## Stated exercise
The lines from the top of the material through the line with "import * as" are to be set down exactly. Leave the pictures out.
------ Excerpted data
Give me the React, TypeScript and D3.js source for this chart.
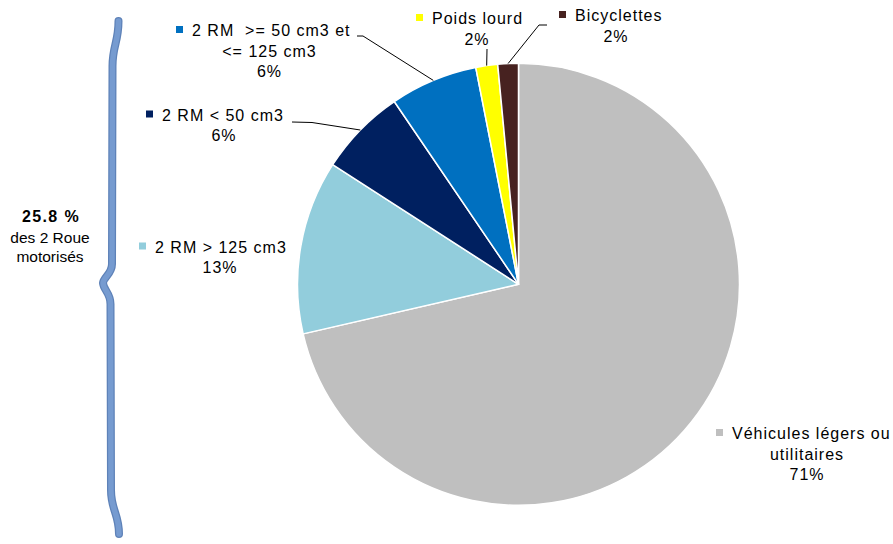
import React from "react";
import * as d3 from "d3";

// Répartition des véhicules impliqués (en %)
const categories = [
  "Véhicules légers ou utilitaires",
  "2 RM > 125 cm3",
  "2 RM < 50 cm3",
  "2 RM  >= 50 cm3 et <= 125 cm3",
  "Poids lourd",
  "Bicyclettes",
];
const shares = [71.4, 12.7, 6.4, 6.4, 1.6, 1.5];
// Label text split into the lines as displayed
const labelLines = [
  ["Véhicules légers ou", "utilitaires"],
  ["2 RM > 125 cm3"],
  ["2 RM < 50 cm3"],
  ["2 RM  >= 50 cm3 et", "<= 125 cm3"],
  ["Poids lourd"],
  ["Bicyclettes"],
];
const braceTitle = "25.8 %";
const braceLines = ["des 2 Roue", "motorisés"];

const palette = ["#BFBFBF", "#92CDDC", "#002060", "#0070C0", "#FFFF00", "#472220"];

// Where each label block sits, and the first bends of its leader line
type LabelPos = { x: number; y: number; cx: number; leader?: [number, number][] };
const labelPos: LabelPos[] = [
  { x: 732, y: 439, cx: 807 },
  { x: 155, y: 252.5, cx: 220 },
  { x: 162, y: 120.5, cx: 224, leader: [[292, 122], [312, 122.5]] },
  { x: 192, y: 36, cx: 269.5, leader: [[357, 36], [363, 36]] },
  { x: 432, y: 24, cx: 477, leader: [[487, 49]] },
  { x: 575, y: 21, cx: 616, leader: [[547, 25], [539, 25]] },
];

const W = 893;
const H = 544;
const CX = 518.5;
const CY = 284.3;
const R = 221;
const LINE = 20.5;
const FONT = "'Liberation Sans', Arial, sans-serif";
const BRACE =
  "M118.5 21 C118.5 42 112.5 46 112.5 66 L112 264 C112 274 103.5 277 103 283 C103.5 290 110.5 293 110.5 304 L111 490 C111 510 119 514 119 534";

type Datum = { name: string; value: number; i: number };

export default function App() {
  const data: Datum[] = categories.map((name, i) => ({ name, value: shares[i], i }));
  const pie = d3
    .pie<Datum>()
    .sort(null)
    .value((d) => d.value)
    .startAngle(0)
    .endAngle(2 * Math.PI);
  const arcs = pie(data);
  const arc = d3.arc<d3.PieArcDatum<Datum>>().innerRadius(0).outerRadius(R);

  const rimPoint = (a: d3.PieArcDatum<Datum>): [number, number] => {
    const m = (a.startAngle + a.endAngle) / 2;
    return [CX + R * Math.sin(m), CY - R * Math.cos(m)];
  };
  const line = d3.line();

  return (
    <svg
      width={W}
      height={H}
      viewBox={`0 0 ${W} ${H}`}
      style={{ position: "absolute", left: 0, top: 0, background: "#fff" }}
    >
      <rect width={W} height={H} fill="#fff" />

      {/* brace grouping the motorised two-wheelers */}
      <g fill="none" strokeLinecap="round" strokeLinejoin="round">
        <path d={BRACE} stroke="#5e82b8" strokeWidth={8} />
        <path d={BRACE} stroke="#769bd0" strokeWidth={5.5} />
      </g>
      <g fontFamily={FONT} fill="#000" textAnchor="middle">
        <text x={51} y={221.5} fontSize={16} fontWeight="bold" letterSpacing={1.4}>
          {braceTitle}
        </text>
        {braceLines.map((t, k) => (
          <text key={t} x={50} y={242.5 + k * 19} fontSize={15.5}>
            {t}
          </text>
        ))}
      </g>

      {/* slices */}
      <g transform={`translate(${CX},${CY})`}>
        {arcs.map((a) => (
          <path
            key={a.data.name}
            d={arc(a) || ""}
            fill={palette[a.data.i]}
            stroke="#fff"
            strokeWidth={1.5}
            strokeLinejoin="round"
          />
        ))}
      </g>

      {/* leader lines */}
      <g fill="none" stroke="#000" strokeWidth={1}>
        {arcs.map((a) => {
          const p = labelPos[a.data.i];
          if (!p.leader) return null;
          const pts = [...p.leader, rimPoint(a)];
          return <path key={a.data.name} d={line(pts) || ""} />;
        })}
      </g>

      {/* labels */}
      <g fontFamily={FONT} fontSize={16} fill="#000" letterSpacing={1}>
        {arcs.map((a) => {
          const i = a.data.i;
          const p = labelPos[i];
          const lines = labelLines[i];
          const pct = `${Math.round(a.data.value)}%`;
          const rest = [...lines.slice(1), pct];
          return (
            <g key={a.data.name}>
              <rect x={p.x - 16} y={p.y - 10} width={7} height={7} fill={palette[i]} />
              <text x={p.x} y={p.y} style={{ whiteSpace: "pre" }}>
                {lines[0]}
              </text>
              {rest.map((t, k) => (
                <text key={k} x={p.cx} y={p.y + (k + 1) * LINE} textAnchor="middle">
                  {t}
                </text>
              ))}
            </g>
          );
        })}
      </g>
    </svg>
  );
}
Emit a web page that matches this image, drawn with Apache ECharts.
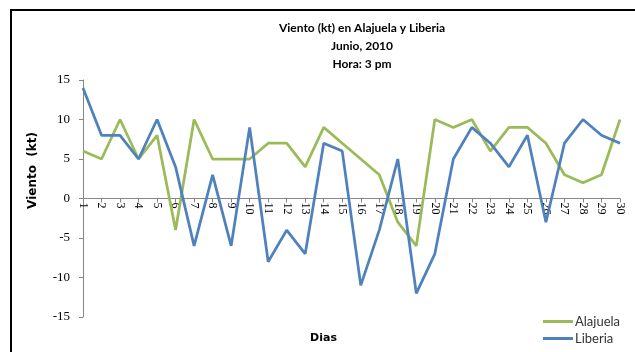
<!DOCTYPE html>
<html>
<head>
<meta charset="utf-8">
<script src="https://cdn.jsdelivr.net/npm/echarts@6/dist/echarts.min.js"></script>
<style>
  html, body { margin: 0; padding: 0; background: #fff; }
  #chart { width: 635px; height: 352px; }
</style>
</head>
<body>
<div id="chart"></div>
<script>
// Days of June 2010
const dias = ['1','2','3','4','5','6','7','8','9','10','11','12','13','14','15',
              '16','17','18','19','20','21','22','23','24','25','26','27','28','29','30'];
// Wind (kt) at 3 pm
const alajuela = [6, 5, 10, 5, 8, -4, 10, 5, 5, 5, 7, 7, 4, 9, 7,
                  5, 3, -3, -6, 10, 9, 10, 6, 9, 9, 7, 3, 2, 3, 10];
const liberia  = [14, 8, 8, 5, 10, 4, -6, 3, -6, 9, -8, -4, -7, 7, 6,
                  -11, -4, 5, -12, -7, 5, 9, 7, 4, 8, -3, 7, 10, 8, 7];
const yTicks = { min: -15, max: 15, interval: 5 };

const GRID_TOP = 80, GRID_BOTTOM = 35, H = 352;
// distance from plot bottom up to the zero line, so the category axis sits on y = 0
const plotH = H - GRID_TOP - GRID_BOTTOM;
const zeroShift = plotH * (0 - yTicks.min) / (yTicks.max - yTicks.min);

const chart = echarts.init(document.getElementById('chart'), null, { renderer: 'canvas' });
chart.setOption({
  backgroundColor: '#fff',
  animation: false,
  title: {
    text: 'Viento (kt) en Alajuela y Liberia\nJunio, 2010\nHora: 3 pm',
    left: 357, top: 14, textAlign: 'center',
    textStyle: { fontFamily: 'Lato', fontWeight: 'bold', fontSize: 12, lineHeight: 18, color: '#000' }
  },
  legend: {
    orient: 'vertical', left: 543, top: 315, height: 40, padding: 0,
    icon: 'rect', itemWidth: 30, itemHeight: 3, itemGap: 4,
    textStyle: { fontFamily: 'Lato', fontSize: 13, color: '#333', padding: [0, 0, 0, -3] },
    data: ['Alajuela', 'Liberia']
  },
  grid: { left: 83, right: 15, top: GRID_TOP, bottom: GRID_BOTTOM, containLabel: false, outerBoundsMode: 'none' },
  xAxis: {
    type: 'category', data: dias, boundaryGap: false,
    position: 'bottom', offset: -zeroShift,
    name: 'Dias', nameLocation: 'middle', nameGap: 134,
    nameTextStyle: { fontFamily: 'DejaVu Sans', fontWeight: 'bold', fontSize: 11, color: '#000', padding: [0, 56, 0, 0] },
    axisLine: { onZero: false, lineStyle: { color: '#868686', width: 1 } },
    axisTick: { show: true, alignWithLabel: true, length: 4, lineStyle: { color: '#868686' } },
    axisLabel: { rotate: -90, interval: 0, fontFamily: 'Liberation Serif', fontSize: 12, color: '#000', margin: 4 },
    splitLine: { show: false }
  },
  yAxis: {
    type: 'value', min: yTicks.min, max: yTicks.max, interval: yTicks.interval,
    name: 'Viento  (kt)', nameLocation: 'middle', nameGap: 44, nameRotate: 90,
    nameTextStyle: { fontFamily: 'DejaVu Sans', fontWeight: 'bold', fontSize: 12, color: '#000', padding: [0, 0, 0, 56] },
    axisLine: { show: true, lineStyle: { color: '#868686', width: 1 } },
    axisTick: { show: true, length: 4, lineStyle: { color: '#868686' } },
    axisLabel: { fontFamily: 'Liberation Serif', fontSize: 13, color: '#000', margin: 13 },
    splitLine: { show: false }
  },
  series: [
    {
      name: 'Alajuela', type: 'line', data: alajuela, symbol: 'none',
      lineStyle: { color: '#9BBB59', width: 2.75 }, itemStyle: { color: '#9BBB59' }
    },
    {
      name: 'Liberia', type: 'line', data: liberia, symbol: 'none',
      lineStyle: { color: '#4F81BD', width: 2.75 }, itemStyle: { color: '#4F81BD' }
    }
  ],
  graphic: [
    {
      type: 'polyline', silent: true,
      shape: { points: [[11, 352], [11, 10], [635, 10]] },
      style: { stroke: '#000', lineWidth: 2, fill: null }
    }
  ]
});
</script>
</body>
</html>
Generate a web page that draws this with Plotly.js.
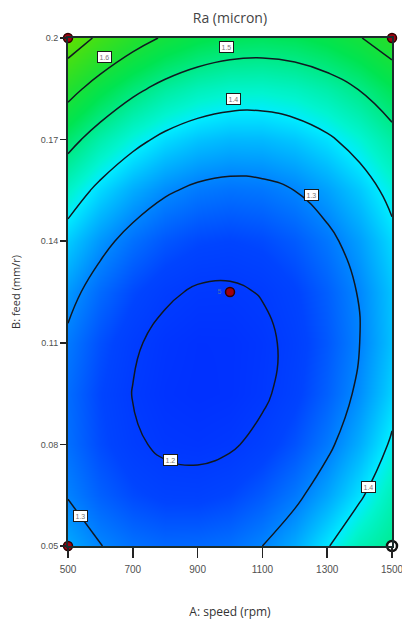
------------
## Answer
Give me the React, TypeScript and D3.js source for this chart.
import React from "react";
import * as d3 from "d3";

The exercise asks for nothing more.